When Elaine Zecher’s daughter was a preschooler walking the main hallway of the religious school at Temple Israel of Boston, she used to point at the framed photos of the congregation’s senior rabbis past and present, reciting as she went: “Man, man, man, man, man, man, man, man, man, man.”

Last December, when Zecher ’83 called her daughter at college to tell her she had just been named the temple’s first female senior rabbi, the young woman said her refrain would henceforth be forever changed: “Now I get to say, ‘Man, man, man, man, man, man, man, man, man, man, mom.’”

Zecher tears up reliving this conversation, just as she did during her formal installation as leader of New England’s largest Reform congregation. But becoming senior rabbi was not the first time Zecher broke the stained-glass ceiling. In 1990, she became the congregation’s first female rabbi, a momentous event in the history of the temple, which once counted Brandeis founding president Abram Sachar and many of the university’s early leaders as members.

Raised in Monroeville, Pennsylvania, a decidedly non-Jewish suburb of Pittsburgh, Zecher knew her faith would always be a central part of her life. Her parents, Albert and Rita, founded the local temple. She followed her sister, Deborah ’77, and her brother, Steven ’80, to Brandeis, where she delighted in being part of the religious majority.

“When I went to Brandeis, I discovered that Jews who live among Jews don’t have to always assert their Judaism,” she says. “For me growing up, if you didn’t assert your Judaism, you were lost.”

At Brandeis, Zecher conducted admissions tours and interviewed prospective students, traveled to New York and Florida to share the Brandeis experience with alumni and donors, and led the Class of 1983’s senior-gift fundraising efforts. She also delivered the senior address at Commencement, sharing the stage with dancer Mikhail Baryshnikov, an honorary-degree recipient.

After being ordained at Hebrew Union College-Jewish Institute of Religion in 1988, Zecher returned to the Boston area as program director and Jewish resource director at Stoughton’s Striar Jewish Community Center before coming to Temple Israel.

Because of Temple Israel’s size — the congregation is composed of about 1,500 families — it functions much like a large organization, giving Zecher opportunities to serve as both spiritual and communal leader.

An entire shelf in her office is dedicated to books about management and effective leadership, and she frequently quotes gurus like Stephen Covey (“The Seven Habits of Highly Effective People”), Bill George (“True North”) and Michael Hammer (“Reengineering the Corporation”).

“For an executive running a major synagogue, not having management skills and know-how can be a detriment,” she says.

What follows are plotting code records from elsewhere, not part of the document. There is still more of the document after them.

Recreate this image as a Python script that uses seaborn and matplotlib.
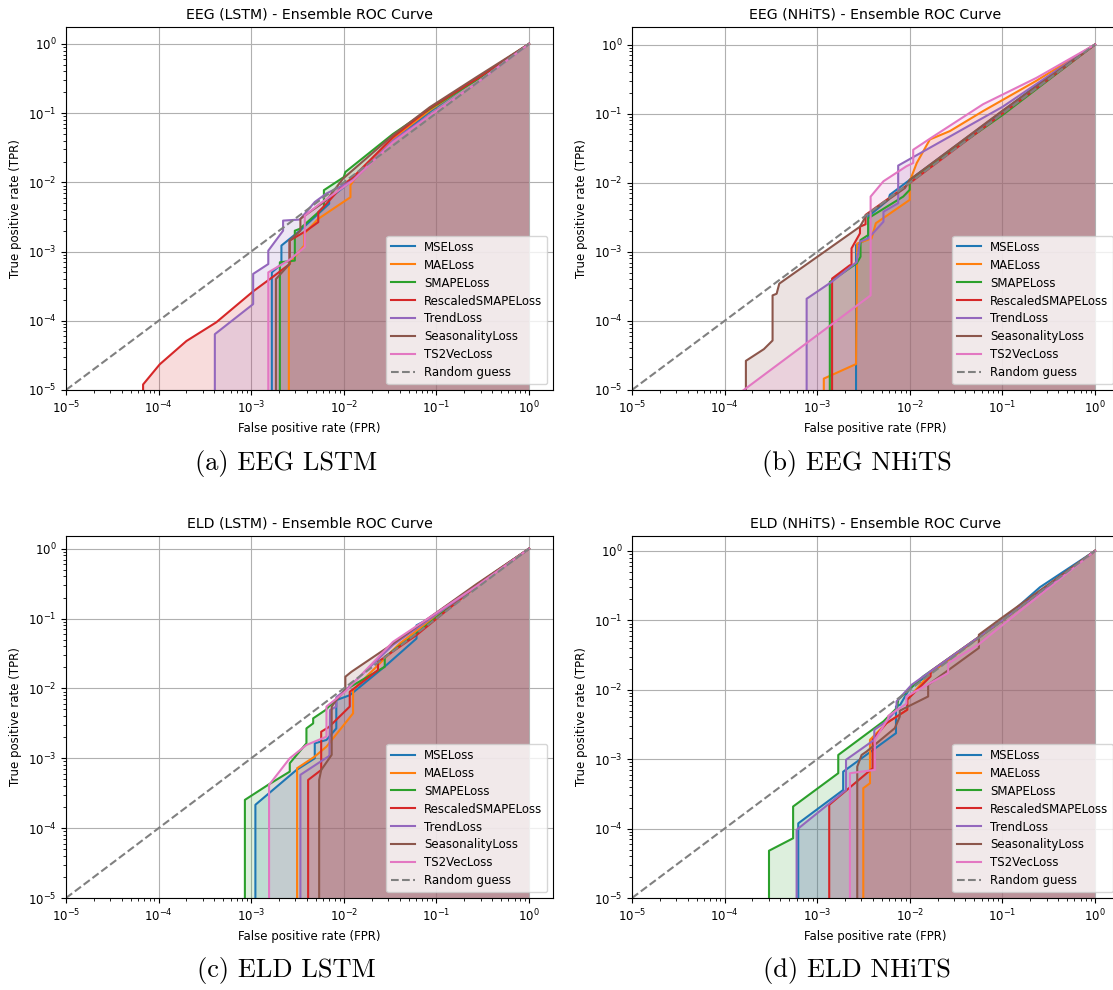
import matplotlib
matplotlib.use("Agg")
import matplotlib.pyplot as plt
import seaborn as sns

losses = ["MSELoss", "MAELoss", "SMAPELoss", "RescaledSMAPELoss",
          "TrendLoss", "SeasonalityLoss", "TS2VecLoss"]
colors = sns.color_palette("tab10", len(losses))

# random guess diagonal
guess = [1e-5, 1.0]

# ---- EEG (LSTM) ----
eeg_lstm_fpr = {
    "MSELoss": [1.67e-3, 1.67e-3, 2.12e-3, 2.12e-3, 3.35e-3, 6.95e-3, 6.95e-3, 0.0132, 0.034, 0.085, 0.27, 1.0],
    "MAELoss": [2.55e-3, 2.55e-3, 3.73e-3, 3.73e-3, 5.3e-3, 0.0118, 0.0118, 0.0132, 0.034, 0.085, 0.27, 1.0],
    "SMAPELoss": [2.04e-3, 2.04e-3, 2.96e-3, 2.96e-3, 3.35e-3, 5.07e-3, 6.1e-3, 6.1e-3, 0.0100, 0.0104, 0.034, 0.085, 0.27, 1.0],
    "RescaledSMAPELoss": [6.8e-5, 6.8e-5, 1.03e-4, 2.0e-4, 4.2e-4, 1.05e-3, 1.73e-3, 2.6e-3, 2.6e-3, 3.95e-3, 5.3e-3, 5.3e-3, 6.5e-3, 9.8e-3, 0.0126, 0.034, 0.085, 0.27, 1.0],
    "TrendLoss": [4.05e-4, 4.05e-4, 1.05e-3, 1.05e-3, 1.53e-3, 1.53e-3, 2.21e-3, 2.21e-3, 3.35e-3, 4.86e-3, 6.5e-3, 0.0126, 0.034, 0.085, 0.27, 1.0],
    "SeasonalityLoss": [1.85e-3, 1.85e-3, 2.6e-3, 2.6e-3, 3.4e-3, 3.4e-3, 4.5e-3, 6.5e-3, 0.0098, 0.034, 0.085, 0.27, 1.0],
    "TS2VecLoss": [1.53e-3, 1.53e-3, 2.6e-3, 3.79e-3, 3.79e-3, 5.5e-3, 0.0126, 0.034, 0.085, 0.27, 1.0],
}
eeg_lstm_tpr = {
    "MSELoss": [0, 5.0e-4, 6.6e-4, 1.22e-3, 2.0e-3, 4.9e-3, 5.8e-3, 0.0115, 0.040, 0.105, 0.31, 1.0],
    "MAELoss": [0, 6.6e-4, 1.22e-3, 1.8e-3, 2.97e-3, 6.1e-3, 9.1e-3, 0.0113, 0.043, 0.11, 0.31, 1.0],
    "SMAPELoss": [0, 7.0e-4, 7.4e-4, 2.0e-3, 2.13e-3, 3.5e-3, 4.4e-3, 7.7e-3, 0.0119, 0.0141, 0.050, 0.115, 0.30, 1.0],
    "RescaledSMAPELoss": [0, 1.2e-5, 2.35e-5, 5.1e-5, 9.5e-5, 2.66e-4, 4.35e-4, 6.6e-4, 1.44e-3, 2.0e-3, 2.66e-3, 3.7e-3, 4.9e-3, 9.1e-3, 0.0119, 0.045, 0.118, 0.31, 1.0],
    "TrendLoss": [0, 6.4e-5, 1.74e-4, 4.75e-4, 6.6e-4, 1.03e-3, 2.0e-3, 2.8e-3, 2.9e-3, 5.2e-3, 6.9e-3, 0.0107, 0.040, 0.094, 0.27, 1.0],
    "SeasonalityLoss": [0, 4.0e-4, 6.6e-4, 1.44e-3, 2.0e-3, 2.97e-3, 3.9e-3, 5.5e-3, 0.0113, 0.048, 0.122, 0.33, 1.0],
    "TS2VecLoss": [0, 5.0e-4, 7.6e-4, 1.16e-3, 3.3e-3, 4.9e-3, 0.0107, 0.038, 0.092, 0.27, 1.0],
}

# ---- EEG (NHiTS) ----
eeg_nhits_fpr = {
    "MSELoss": [2.63e-3, 2.63e-3, 3.56e-3, 3.56e-3, 5.9e-3, 6.1e-3, 0.0100, 0.1, 0.5, 1.0],
    "MAELoss": [1.18e-3, 1.18e-3, 2.63e-3, 2.71e-3, 3.87e-3, 4.3e-3, 0.0100, 0.0100, 0.0119, 0.0165, 0.0272, 0.062, 0.234, 1.0],
    "SMAPELoss": [1.37e-3, 1.37e-3, 2.67e-3, 2.94e-3, 2.94e-3, 3.56e-3, 3.56e-3, 8.5e-3, 0.0100, 0.0100, 0.1, 1.0],
    "RescaledSMAPELoss": [1.45e-3, 1.45e-3, 2.26e-3, 2.35e-3, 2.35e-3, 2.9e-3, 2.9e-3, 3.33e-3, 3.33e-3, 8.5e-3, 0.1, 1.0],
    "TrendLoss": [7.7e-4, 7.7e-4, 1.43e-3, 2.67e-3, 2.9e-3, 3.56e-3, 5.2e-3, 5.2e-3, 7.5e-3, 7.5e-3, 0.1, 1.0],
    "SeasonalityLoss": [1.70e-4, 1.70e-4, 2.66e-4, 3.3e-4, 3.3e-4, 3.65e-4, 3.9e-4, 2.9e-3, 3.42e-3, 8.9e-3, 0.0100, 0.1, 1.0],
    "TS2VecLoss": [1.0e-4, 3.78e-3, 3.78e-3, 5.2e-3, 9.2e-3, 0.0109, 0.0109, 0.0172, 0.062, 0.234, 1.0],
}
eeg_nhits_tpr = {
    "MSELoss": [0, 1.25e-3, 1.56e-3, 3.24e-3, 5.7e-3, 6.7e-3, 0.011, 0.108, 0.55, 1.0],
    "MAELoss": [0, 1.46e-5, 2.37e-5, 1.32e-3, 1.56e-3, 2.59e-3, 5.65e-3, 0.0105, 0.0193, 0.0423, 0.056, 0.109, 0.30, 1.0],
    "SMAPELoss": [0, 3.66e-4, 6.8e-4, 8.5e-4, 1.48e-3, 1.75e-3, 3.06e-3, 6.3e-3, 7.9e-3, 0.011, 0.095, 1.0],
    "RescaledSMAPELoss": [0, 4.1e-4, 6.4e-4, 6.4e-4, 1.12e-3, 1.85e-3, 2.31e-3, 2.5e-3, 3.42e-3, 8.4e-3, 0.1, 1.0],
    "TrendLoss": [0, 2.09e-4, 3.66e-4, 7.1e-4, 1.4e-3, 1.56e-3, 2.73e-3, 3.8e-3, 5.06e-3, 0.0177, 0.125, 1.0],
    "SeasonalityLoss": [0, 2.64e-5, 3.9e-5, 5.2e-5, 2.34e-4, 2.47e-4, 3.46e-4, 2.31e-3, 3.42e-3, 8.4e-3, 0.011, 0.11, 1.0],
    "TS2VecLoss": [6.2e-6, 2.34e-4, 6.3e-3, 0.0105, 0.0173, 0.0193, 0.030, 0.045, 0.137, 0.33, 1.0],
}

# ---- ELD (LSTM) ----
eld_lstm_fpr = {
    "MSELoss": [1.11e-3, 1.11e-3, 3.08e-3, 4.86e-3, 4.86e-3, 6.5e-3, 8.3e-3, 8.3e-3, 0.0116, 0.0288, 0.061, 0.061, 0.078, 0.27, 1.0],
    "MAELoss": [3.13e-3, 3.13e-3, 4.86e-3, 6.5e-3, 0.0126, 0.0126, 0.0402, 0.27, 1.0],
    "SMAPELoss": [8.55e-4, 8.55e-4, 9.7e-4, 1.52e-3, 2.61e-3, 2.61e-3, 3.95e-3, 3.95e-3, 4.67e-3, 4.67e-3, 6.34e-3, 0.0103, 0.0277, 0.0277, 0.0608, 0.27, 1.0],
    "RescaledSMAPELoss": [4.12e-3, 4.12e-3, 5.7e-3, 5.7e-3, 6.9e-3, 0.0116, 0.0116, 0.0234, 0.0234, 0.061, 0.27, 1.0],
    "TrendLoss": [3.4e-3, 3.4e-3, 6.8e-3, 7.0e-3, 7.1e-3, 8.3e-3, 8.3e-3, 0.0105, 0.034, 0.27, 1.0],
    "SeasonalityLoss": [5.42e-3, 5.42e-3, 5.7e-3, 7.4e-3, 7.4e-3, 8.3e-3, 0.0104, 0.0104, 0.0121, 0.030, 0.27, 1.0],
    "TS2VecLoss": [1.56e-3, 1.56e-3, 2.61e-3, 3.95e-3, 6.5e-3, 6.5e-3, 0.0103, 0.034, 0.27, 1.0],
}
eld_lstm_tpr = {
    "MSELoss": [0, 2.16e-4, 6.8e-4, 1.0e-3, 1.64e-3, 1.83e-3, 2.68e-3, 6.8e-3, 8.0e-3, 0.0215, 0.0518, 0.080, 0.095, 0.30, 1.0],
    "MAELoss": [0, 7.2e-4, 1.06e-3, 1.47e-3, 4.4e-3, 9.5e-3, 0.044, 0.30, 1.0],
    "SMAPELoss": [0, 2.54e-4, 2.83e-4, 4.16e-4, 6.45e-4, 8.5e-4, 1.64e-3, 2.68e-3, 3.16e-3, 3.73e-3, 4.9e-3, 9.5e-3, 0.0204, 0.0283, 0.061, 0.30, 1.0],
    "RescaledSMAPELoss": [0, 4.9e-4, 6.8e-4, 2.4e-3, 2.8e-3, 5.5e-3, 8.96e-3, 0.0183, 0.024, 0.058, 0.29, 1.0],
    "TrendLoss": [0, 5.8e-4, 1.06e-3, 1.06e-3, 4.9e-3, 5.5e-3, 7.5e-3, 9.5e-3, 0.042, 0.29, 1.0],
    "SeasonalityLoss": [0, 4.9e-4, 6.8e-4, 1.12e-3, 5.5e-3, 6.8e-3, 9.5e-3, 0.0147, 0.0173, 0.039, 0.31, 1.0],
    "TS2VecLoss": [0, 4.16e-4, 1.0e-3, 1.55e-3, 2.04e-3, 5.5e-3, 8.96e-3, 0.0464, 0.29, 1.0],
}

# ---- ELD (NHiTS) ----
eld_nhits_fpr = {
    "MSELoss": [6.25e-4, 6.25e-4, 1.91e-3, 1.91e-3, 7.1e-3, 7.1e-3, 7.9e-3, 0.0100, 0.1, 0.255, 1.0],
    "MAELoss": [3.15e-3, 3.15e-3, 3.72e-3, 3.72e-3, 5.6e-3, 9.4e-3, 9.4e-3, 0.0168, 0.1, 1.0],
    "SMAPELoss": [3.02e-4, 3.02e-4, 5.5e-4, 5.5e-4, 1.69e-3, 1.69e-3, 5.2e-3, 7.3e-3, 7.5e-3, 0.014, 0.1, 1.0],
    "RescaledSMAPELoss": [1.35e-3, 1.35e-3, 3.97e-3, 3.97e-3, 5.6e-3, 9.4e-3, 9.4e-3, 0.0168, 0.0168, 0.1, 1.0],
    "TrendLoss": [6.0e-4, 6.0e-4, 2.05e-3, 2.05e-3, 4.14e-3, 4.14e-3, 5.6e-3, 7.2e-3, 7.2e-3, 0.0105, 0.1, 1.0],
    "SeasonalityLoss": [2.71e-3, 2.71e-3, 3.02e-3, 3.42e-3, 6.9e-3, 7.8e-3, 7.8e-3, 0.0158, 0.0158, 0.0558, 0.0558, 0.1, 1.0],
    "TS2VecLoss": [2.26e-3, 2.26e-3, 4.2e-3, 4.2e-3, 5.86e-3, 5.86e-3, 9.2e-3, 9.2e-3, 0.026, 0.026, 0.055, 0.1, 1.0],
}
eld_nhits_tpr = {
    "MSELoss": [0, 1.19e-4, 3.6e-4, 6.6e-4, 2.37e-3, 5.75e-3, 6.1e-3, 0.0105, 0.1, 0.30, 1.0],
    "MAELoss": [0, 3.82e-4, 4.5e-4, 1.9e-3, 3.3e-3, 5.15e-3, 7.2e-3, 0.0175, 0.1, 1.0],
    "SMAPELoss": [0, 4.8e-5, 7.26e-5, 2.08e-4, 6.28e-4, 1.15e-3, 3.5e-3, 5.5e-3, 7.2e-3, 0.0156, 0.1, 1.0],
    "RescaledSMAPELoss": [0, 2.2e-4, 7.4e-4, 1.9e-3, 3.3e-3, 5.15e-3, 7.2e-3, 0.0156, 0.0184, 0.1, 1.0],
    "TrendLoss": [0, 9.6e-5, 3.6e-4, 9.8e-4, 1.9e-3, 2.65e-3, 3.5e-3, 5.15e-3, 6.8e-3, 0.0118, 0.1, 1.0],
    "SeasonalityLoss": [0, 7.8e-4, 1.15e-3, 1.29e-3, 2.8e-3, 4.1e-3, 5.0e-3, 8.0e-3, 0.0118, 0.040, 0.062, 0.11, 1.0],
    "TS2VecLoss": [0, 6.28e-4, 7.0e-4, 1.9e-3, 3.9e-3, 4.2e-3, 6.3e-3, 8.0e-3, 0.0174, 0.024, 0.0446, 0.085, 1.0],
}

panels = [
    ("EEG (LSTM) - Ensemble ROC Curve", "(a) EEG LSTM", eeg_lstm_fpr, eeg_lstm_tpr, 1.76),
    ("EEG (NHiTS) - Ensemble ROC Curve", "(b) EEG NHiTS", eeg_nhits_fpr, eeg_nhits_tpr, 1.80),
    ("ELD (LSTM) - Ensemble ROC Curve", "(c) ELD LSTM", eld_lstm_fpr, eld_lstm_tpr, 1.52),
    ("ELD (NHiTS) - Ensemble ROC Curve", "(d) ELD NHiTS", eld_nhits_fpr, eld_nhits_tpr, 1.64),
]

plt.rcParams["font.size"] = 8.5

fig = plt.figure(figsize=(11.13, 9.9), dpi=100)

# axes boxes [left, bottom, width, height] in figure fraction
boxes = [
    [0.0593, 0.6061, 0.4376, 0.3667],
    [0.5678, 0.6061, 0.4376, 0.3667],
    [0.0593, 0.0929, 0.4376, 0.3657],
    [0.5678, 0.0929, 0.4376, 0.3657],
]
caption_pos = [(0.257, 0.532), (0.770, 0.532), (0.257, 0.020), (0.770, 0.020)]

for (title, caption, fpr_d, tpr_d, ytop), box, cpos in zip(panels, boxes, caption_pos):
    ax = fig.add_axes(box)

    for name, c in zip(losses, colors):
        fpr = fpr_d[name]
        tpr = tpr_d[name]
        sns.lineplot(x=fpr, y=tpr, ax=ax, color=c, label=name,
                     sort=False, estimator=None, linewidth=1.5)
        ax.fill_between(fpr, tpr, color=c, alpha=0.16, linewidth=0)

    sns.lineplot(x=guess, y=guess, ax=ax, color="gray", linestyle="--",
                 label="Random guess", sort=False, estimator=None, linewidth=1.5)

    ax.set_xscale("log")
    ax.set_yscale("log")
    ax.set_xlim(1e-5, 1.82)
    ax.set_ylim(1e-5, ytop)
    ax.grid(True)
    ax.set_axisbelow(True)

    ax.set_title(title, fontsize=10.2)
    ax.set_xlabel("False positive rate (FPR)")
    ax.set_ylabel("True positive rate (TPR)")
    ax.legend(loc="lower right", fontsize=8.5, labelspacing=0.42)

    fig.text(cpos[0], cpos[1], caption, fontfamily="cmr10", fontsize=19,
             ha="center", va="center")

fig.savefig("out.png", dpi=100)
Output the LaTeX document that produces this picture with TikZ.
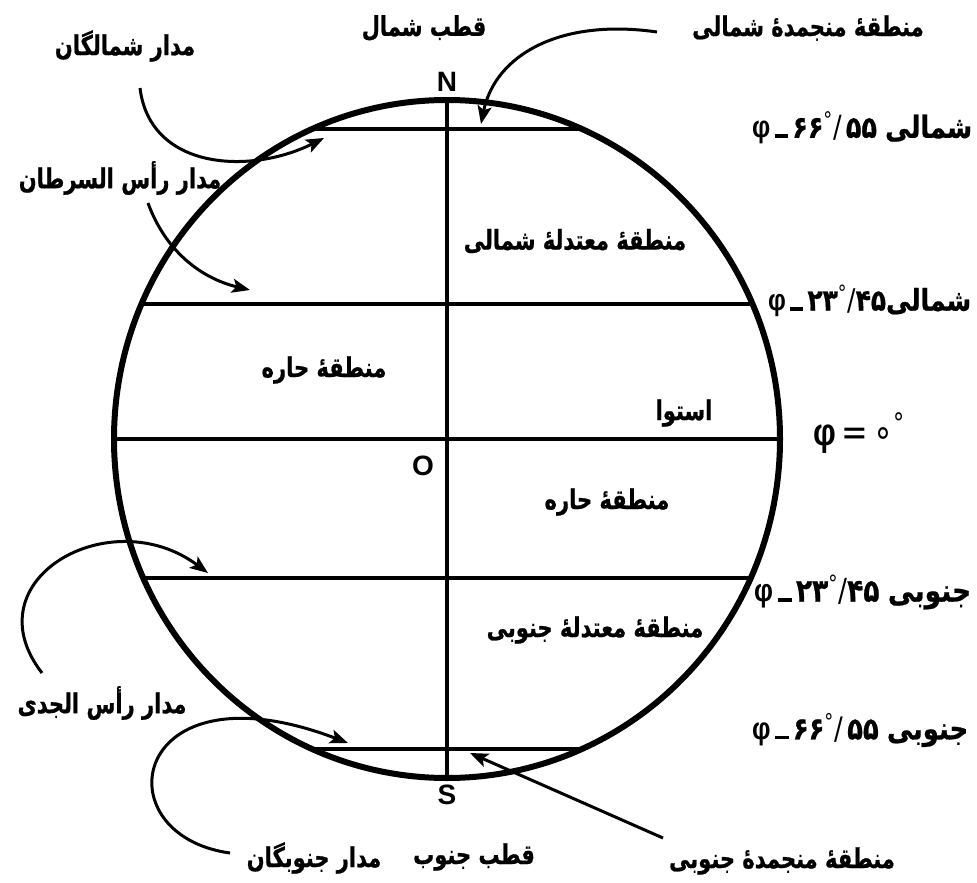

Over the years, Zecher has taken on leadership roles with national organizations, helping develop new Reform Movement prayer books, serving as vice president of the Central Conference of American Rabbis and sitting on the New England regional board of the Anti-Defamation League. Her base, though, remains Temple Israel.

“I’m very excited for the future of this congregation,” she says. “We live in a world that’s frightening, but to have this place, where there is such spiritual sustenance, makes you feel as if you are not alone.

“I want people to lift up their eyes and see the awe in the world.”